Her choice of music is both interesting and challenging. Witness her kinetically alive left hand  on Dizzy’s masterpiece “Con Alma,” an accompaniment that fills this robust piece with just the right amount of rhythmic drive. She delves into the abstraction of Monk’s  “Ba Lue Bolivar Ba Lues” successfully bringing  her own refined refraction to the quirky  composition.  On Jerome Kern’s “All the Things You Are,” Ms. Piket revels in the beautiful of the well worn melody and runs spectacularly across the keyboard in a display of fluid facility. On Marian McPartland’s “Ambiance,” a song not often heard, Ms.
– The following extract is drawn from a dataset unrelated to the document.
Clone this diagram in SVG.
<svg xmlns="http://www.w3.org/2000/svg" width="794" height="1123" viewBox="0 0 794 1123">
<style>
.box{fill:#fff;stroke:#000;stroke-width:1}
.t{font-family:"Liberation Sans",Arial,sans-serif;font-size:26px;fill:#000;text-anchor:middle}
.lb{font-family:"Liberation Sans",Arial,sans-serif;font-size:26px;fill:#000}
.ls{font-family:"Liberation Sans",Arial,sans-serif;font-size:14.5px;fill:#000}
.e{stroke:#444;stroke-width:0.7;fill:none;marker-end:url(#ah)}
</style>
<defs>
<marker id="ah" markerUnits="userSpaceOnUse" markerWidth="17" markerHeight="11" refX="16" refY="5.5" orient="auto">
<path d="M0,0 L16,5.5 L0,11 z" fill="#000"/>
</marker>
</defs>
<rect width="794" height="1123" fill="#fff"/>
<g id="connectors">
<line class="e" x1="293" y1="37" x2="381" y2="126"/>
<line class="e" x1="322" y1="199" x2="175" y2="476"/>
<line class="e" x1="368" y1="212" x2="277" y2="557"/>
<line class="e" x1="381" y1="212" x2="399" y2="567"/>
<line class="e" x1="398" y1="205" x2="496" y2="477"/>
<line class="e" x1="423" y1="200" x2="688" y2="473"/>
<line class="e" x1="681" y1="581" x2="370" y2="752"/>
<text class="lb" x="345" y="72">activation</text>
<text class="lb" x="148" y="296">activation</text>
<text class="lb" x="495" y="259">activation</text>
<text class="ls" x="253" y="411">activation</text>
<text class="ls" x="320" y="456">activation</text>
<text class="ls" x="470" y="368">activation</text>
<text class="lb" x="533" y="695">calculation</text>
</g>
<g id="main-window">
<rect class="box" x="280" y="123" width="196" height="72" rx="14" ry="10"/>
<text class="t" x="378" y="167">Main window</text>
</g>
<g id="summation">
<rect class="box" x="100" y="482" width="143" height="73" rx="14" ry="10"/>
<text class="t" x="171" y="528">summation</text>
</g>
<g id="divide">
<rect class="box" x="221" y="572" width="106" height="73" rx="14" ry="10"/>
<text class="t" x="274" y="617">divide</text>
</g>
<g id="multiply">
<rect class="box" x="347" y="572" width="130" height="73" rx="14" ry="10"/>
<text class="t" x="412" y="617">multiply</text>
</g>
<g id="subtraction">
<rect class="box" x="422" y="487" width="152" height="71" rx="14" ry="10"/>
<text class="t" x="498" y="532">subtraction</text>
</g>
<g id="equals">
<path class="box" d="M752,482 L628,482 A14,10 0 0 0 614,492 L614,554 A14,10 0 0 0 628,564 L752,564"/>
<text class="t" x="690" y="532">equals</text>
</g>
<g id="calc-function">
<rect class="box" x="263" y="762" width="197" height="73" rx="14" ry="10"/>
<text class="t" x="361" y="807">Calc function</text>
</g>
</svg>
Piket  captures  a sense  of reverence and her playing at the coda is a flourish of embroidered beauty not to be missed. “She confronts the challenge of performing  "Actual Proof,” a Herbie Hancock piece from his electric funk days with the Headhunters.  Originally a large group electronic piece, Ms. Piket’s  syncopated stabbing and piercing attack pulls this one off with just eighty-eight  keys and her own creative take on the sense of the song.
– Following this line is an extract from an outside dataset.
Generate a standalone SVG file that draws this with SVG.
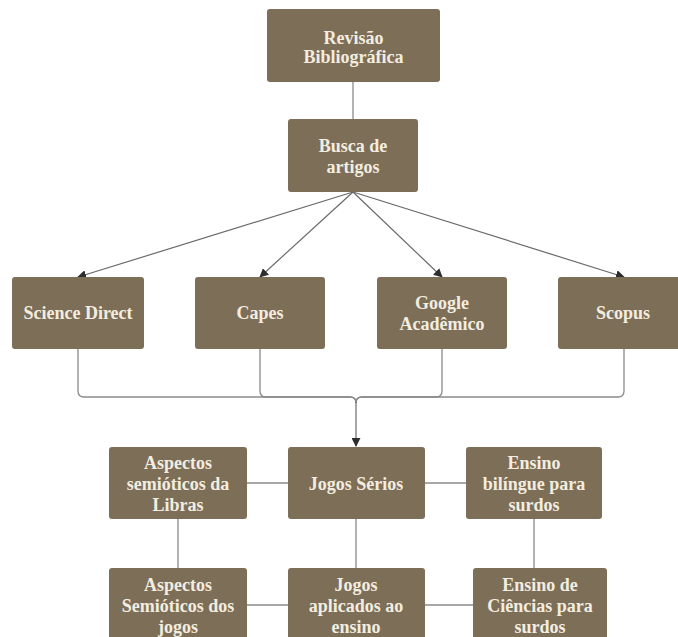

Roberta Piket photo by Daniel Sheehan
Perhaps the most telling testament to the progress in  Ms. Piket’s development lies in her own compositions like the delicate  “Saying Goodbye” or the free form unstructured  “Emanation,”  
but ultimately I have to agree with Mr. Beirach’s  liner note assessment of the highlight of this CD. Ms. Piket ends the program with a re-imagining of Chopin’s haunting miniature “Fantasy on a Theme.” The ruminations on this piece are delightful, like the wanderlust of a child's first time  exploring of a forest. Ms. Piket seems at once comfortable with bridging the gap between the classical and the improvisational possibilities this music can lead to. Spending  fifty minutes,  listening to an emerging talent's  solo piano voice on Emanation is time well spent.

1 comment:

  1. Ralph,
    Sincere thanks for this lovely review. Much appreciated.